Italy is Shutting Down Educational Institutes to Combat Coronavirus

Reportedly, Italy is shutting down all the schools nationwide to help curb the latest threat of growing coronavirus epidemic. It’s been officially revealed that more than 3,000 cases of coronavirus reported and more than 100 is the death toll.

For two weeks, Italy is shutting down its schools as the government works to contain the novel coronavirus outbreak that has hit the European country particularly hard.

It has been said by the officials that the new coronavirus has infected more than 3,000 people and killed at least 107 in the country as of Tuesday. As a result, all schools, universities, and day cares will be shut starting Thursday and will remain closed until at least March 15.

Prime Minister of Italy Giuseppe Conte said in a statement on Wednesday.

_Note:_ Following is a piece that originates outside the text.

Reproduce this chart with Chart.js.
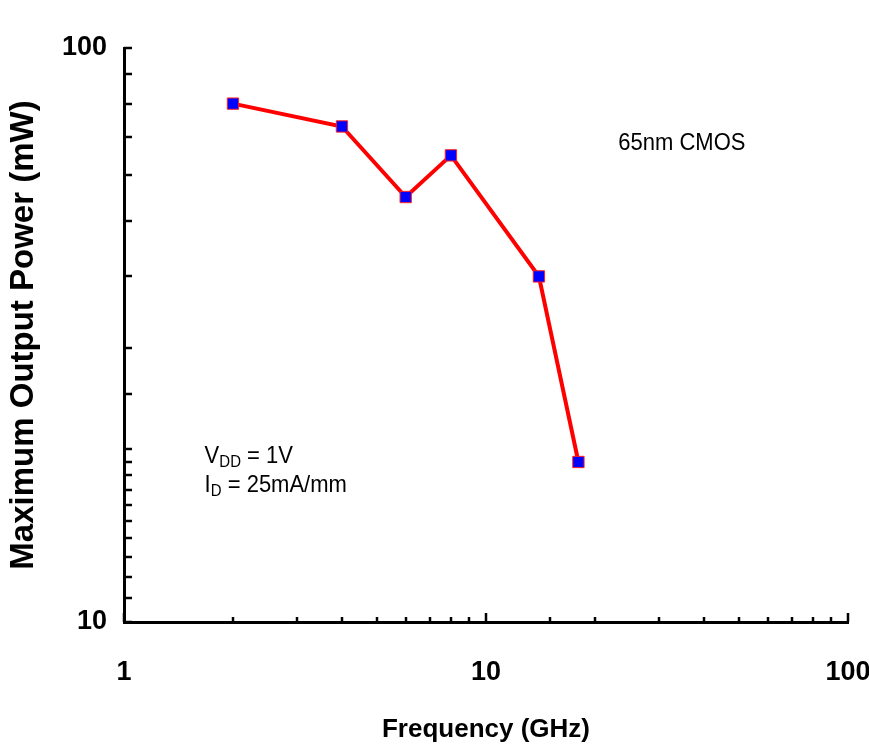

“It is a prudent decision to contain the virus because we have a health-care system at risk of being overloaded”.

In month of February, Italy had already imposed similar measures in the northern part of the country, and the epicenter of the country’s outbreak and cities like Milan and Venice are basically under lockdown because of travel restrictions.

This new directive also expands the school closures nationwide and affects about 8.7 million students, according to Bloomberg. The Italian government has also banned fans from attending sporting events and some fashion shows.

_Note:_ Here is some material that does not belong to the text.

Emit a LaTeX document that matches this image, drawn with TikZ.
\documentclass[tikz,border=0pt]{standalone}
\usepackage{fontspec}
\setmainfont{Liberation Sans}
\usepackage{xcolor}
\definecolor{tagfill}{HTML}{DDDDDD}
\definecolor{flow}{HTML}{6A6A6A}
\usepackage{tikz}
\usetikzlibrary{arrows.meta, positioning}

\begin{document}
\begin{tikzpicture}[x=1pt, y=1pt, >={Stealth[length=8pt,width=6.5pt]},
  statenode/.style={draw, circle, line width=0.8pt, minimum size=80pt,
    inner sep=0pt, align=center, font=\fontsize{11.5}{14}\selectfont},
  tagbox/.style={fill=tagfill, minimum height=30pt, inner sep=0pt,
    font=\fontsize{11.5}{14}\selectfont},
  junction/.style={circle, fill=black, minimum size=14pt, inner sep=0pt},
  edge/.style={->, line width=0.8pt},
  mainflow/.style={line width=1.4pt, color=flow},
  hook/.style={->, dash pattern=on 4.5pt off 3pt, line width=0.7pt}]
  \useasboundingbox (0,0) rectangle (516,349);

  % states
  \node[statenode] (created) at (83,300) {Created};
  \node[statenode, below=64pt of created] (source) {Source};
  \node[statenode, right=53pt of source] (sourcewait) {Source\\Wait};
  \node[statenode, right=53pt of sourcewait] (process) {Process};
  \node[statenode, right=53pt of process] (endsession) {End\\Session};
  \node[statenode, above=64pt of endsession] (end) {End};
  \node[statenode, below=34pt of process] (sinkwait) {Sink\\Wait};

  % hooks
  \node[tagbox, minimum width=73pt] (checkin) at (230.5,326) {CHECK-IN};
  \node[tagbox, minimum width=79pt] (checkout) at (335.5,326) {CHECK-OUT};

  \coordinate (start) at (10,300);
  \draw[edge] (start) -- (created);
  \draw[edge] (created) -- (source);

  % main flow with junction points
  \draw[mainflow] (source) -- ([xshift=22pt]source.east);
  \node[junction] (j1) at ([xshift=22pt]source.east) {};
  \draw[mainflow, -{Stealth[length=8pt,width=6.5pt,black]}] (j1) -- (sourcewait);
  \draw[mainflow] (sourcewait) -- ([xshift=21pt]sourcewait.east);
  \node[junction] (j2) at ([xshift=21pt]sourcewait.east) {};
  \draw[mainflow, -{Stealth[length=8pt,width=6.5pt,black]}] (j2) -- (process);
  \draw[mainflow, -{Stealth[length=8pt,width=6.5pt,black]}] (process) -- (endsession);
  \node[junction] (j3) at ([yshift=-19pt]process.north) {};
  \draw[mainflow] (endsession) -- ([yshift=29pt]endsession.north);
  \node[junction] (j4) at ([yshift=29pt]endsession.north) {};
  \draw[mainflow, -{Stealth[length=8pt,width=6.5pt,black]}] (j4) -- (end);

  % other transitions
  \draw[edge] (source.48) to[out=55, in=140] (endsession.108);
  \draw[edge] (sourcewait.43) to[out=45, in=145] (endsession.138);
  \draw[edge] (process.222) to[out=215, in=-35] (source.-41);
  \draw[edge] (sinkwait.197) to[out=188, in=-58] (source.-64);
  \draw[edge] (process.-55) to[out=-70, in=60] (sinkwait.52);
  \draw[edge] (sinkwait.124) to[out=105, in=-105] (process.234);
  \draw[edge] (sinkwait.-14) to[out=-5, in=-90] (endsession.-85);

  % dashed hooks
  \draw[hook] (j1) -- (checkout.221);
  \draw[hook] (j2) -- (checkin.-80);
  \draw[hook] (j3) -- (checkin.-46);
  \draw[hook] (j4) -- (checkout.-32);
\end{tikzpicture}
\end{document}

Italy is the first country in Europe to take such sweeping measures, though France has closed around 120 schools in the most heavily affected areas of that country, the Guardian reports.

But many places in East Asia have already taken similar steps: Japan has closed schools for roughly a month, until early April; Hong Kong schools have been shut for weeks and won’t reopen until late April. China, too, has shuttered schools and deployed an online learning curriculum instead.


So far, children don’t seem to be particularly vulnerable to the coronavirus, at least relative to other demographics. According to the US Centers for Disease Control and Prevention (CDC), “There is no evidence that children are more susceptible. In fact, most confirmed cases of COVID-19 reported from China have occurred in adults.” (Covid-19 is the formal name for the disease caused by the novel coronavirus.)

But Covid-19 risk increases with age or with underlying medical conditions, according to the World Health Organization (WHO), with those 80 or older with the highest mortality rates, according to the available data from the WHO. Italy, in particular, has a large elderly population, which makes the country particularly vulnerable.